Lock Haven University 
A Brief History

Lock Haven University was established in 1870 as the Central State Normal School, with the mission to train teachers for Central Pennsylvania. Its program was in keeping with the traditions of the "Ecole Normale" schools of the First French Republic (1794) and the Pennsylvania Normal School Act of 1857.

The first classes at the new school were held in May of 1877 and were taught in Price Hall, which built on the current site of North Hall, was a five story building overlooking the Susquehanna River. In 1888, Price Hall was destroyed by fire.

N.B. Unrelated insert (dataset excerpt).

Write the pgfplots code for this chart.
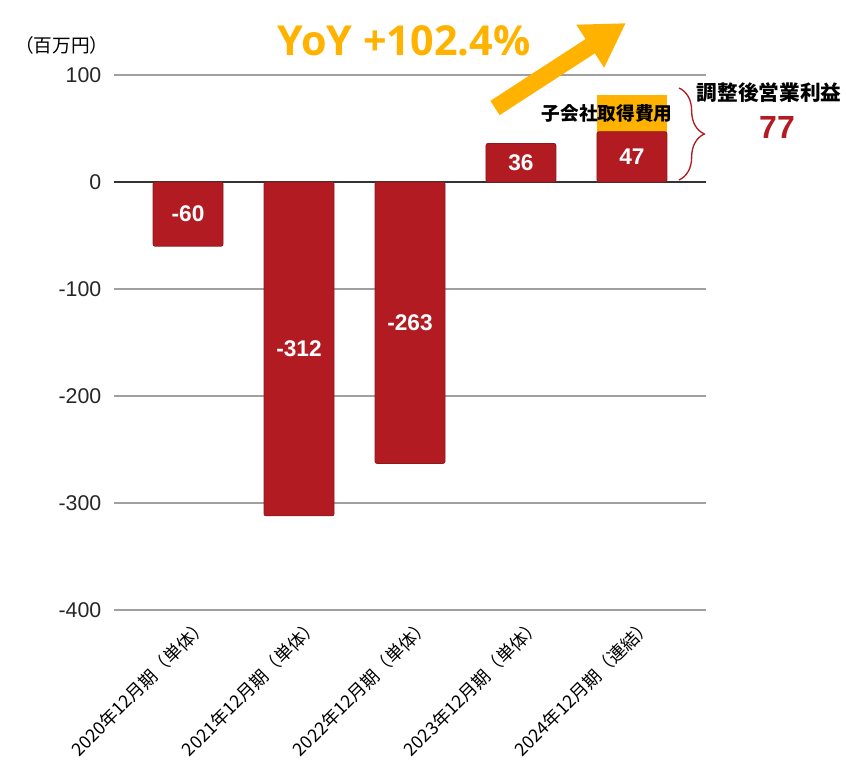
\documentclass[border=0pt]{standalone}
\usepackage{fontspec}
\setmainfont{Liberation Sans}
\newfontfamily\cjk{Noto Sans CJK JP}
\newfontfamily\yoyfont{Open Sans}
\usepackage{pgfplots}
\usepackage{pgfplotstable}
\pgfplotsset{compat=1.18}
\usetikzlibrary{arrows.meta,decorations.pathreplacing}
\definecolor{barred}{HTML}{B31B22}
\definecolor{baredge}{HTML}{8E1A1E}
\definecolor{accent}{HTML}{FFB300}
\definecolor{gridgray}{HTML}{A0A0A0}

% operating profit, million yen
\pgfplotstableread{
x y lab
0 -60 -60
1 -312 -312
2 -263 -263
3 36 36
4 47 47
}\results
% top of the acquisition-cost block
\pgfplotstableread{
x y
4 81
}\acq

\begin{document}
\begin{tikzpicture}
\begin{scope}[x=0.75pt,y=-0.75pt,yshift=567.75pt]
\path[use as bounding box] (0,0) rectangle (846,757);
\end{scope}

\begin{axis}[
  at={(85.5pt,110.25pt)}, anchor=south west,
  scale only axis, width=444pt, height=401.25pt,
  xmin=-0.667, xmax=4.667, ymin=-400, ymax=100,
  axis line style={draw=none},
  major tick length=0pt,
  xtick={0,...,4},
  xticklabels={2020年12月期（単体）,2021年12月期（単体）,2022年12月期（単体）,2023年12月期（単体）,2024年12月期（連結）},
  ytick={-400,-300,-200,-100,100},
  yticklabels={-400,-300,-200,-100,100},
  extra y ticks={0}, extra y tick labels={0},
  extra y tick style={grid style={draw=black!80, line width=1pt}},
  ymajorgrids, grid style={draw=gridgray, line width=0.9pt},
  yticklabel style={font=\fontsize{16}{16}\selectfont, text=black!85, xshift=-6pt},
  xticklabel style={xshift=8pt, yshift=-3pt, rotate=45, anchor=north east, inner sep=1pt,
    font=\cjk\fontsize{13.4}{13.4}\selectfont},
  clip=false,
]
\addplot[ybar, bar width=52.5pt, bar shift=0pt, fill=accent, draw=none] table[x=x,y=y]{\acq};
\addplot[ybar, bar width=52.5pt, bar shift=0pt, fill=barred, draw=baredge, line width=0.6pt,
  rounded corners=1.5pt,
  nodes near coords, point meta=explicit symbolic,
  visualization depends on=rawy\as\rawy,
  every node near coord/.append style={anchor=center, shift={(axis direction cs:0,-0.5*\rawy)},
    text=white, font=\bfseries\fontsize{17}{17}\selectfont}]
  table[x=x,y=y,meta=lab]{\results};
\end{axis}

\begin{scope}[x=0.75pt,y=-0.75pt,yshift=567.75pt]
\node[font=\cjk\fontsize{14}{14}\selectfont] at (62,45) {（百万円）};
\node[font=\yoyfont\bfseries\fontsize{31}{31}\selectfont, text=accent] at (404,41) {YoY +102.4\%};
\draw[accent, line width=12.75pt, -{Triangle[length=32pt,width=36pt]}] (495,108) -- (626,23);
\node[font=\cjk\bfseries\fontsize{14}{14}\selectfont] at (607,113) {子会社取得費用};
\draw[barred, line width=1pt, decorate, decoration={brace, amplitude=19pt}] (679,88) -- (679,180);
\node[font=\cjk\bfseries\fontsize{15.5}{15.5}\selectfont] at (769,93) {調整後営業利益};
\node[font=\bfseries\fontsize{24}{24}\selectfont, text=barred] at (777,127) {77};
\end{scope}
\end{tikzpicture}
\end{document}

In its place, a new school, which housed offices, classrooms, and residence halls, was built at the current site of Stevenson Library.

The school was acquired by the state of Pennsylvania in 1915 and was renamed Lock Haven State Teachers College in 1927.  As a teachers college, it was accorded the power to grant Bachelor of Science degrees in elementary and secondary education. 

In 1935, the four-year health and physical education degree was added as a major course of study.

In 1942, Richard T. Parsons, an alumnus of the school, was named the school's third college president. Under his leadership, which lasted until 1970, the student population grew from 146 to over 2300 and teaching faculty increased from 25 to 170. It was also under his leadership that the institution experienced its largest building program.

In 1960, the school's name was changed again to Lock Haven State College. The school's teaching emphasis was shifted from teacher education to include majors in the humanities, fine arts, mathematics and social sciences.

In 1983, the school's name was changed to Lock Haven University as a result of the creation of the State System of Higher Education. In 1989, the school founded a branch campus in Clearfield, Pennsylvania.  One year later, the branch campus was authorized to offer an associate degree in nursing.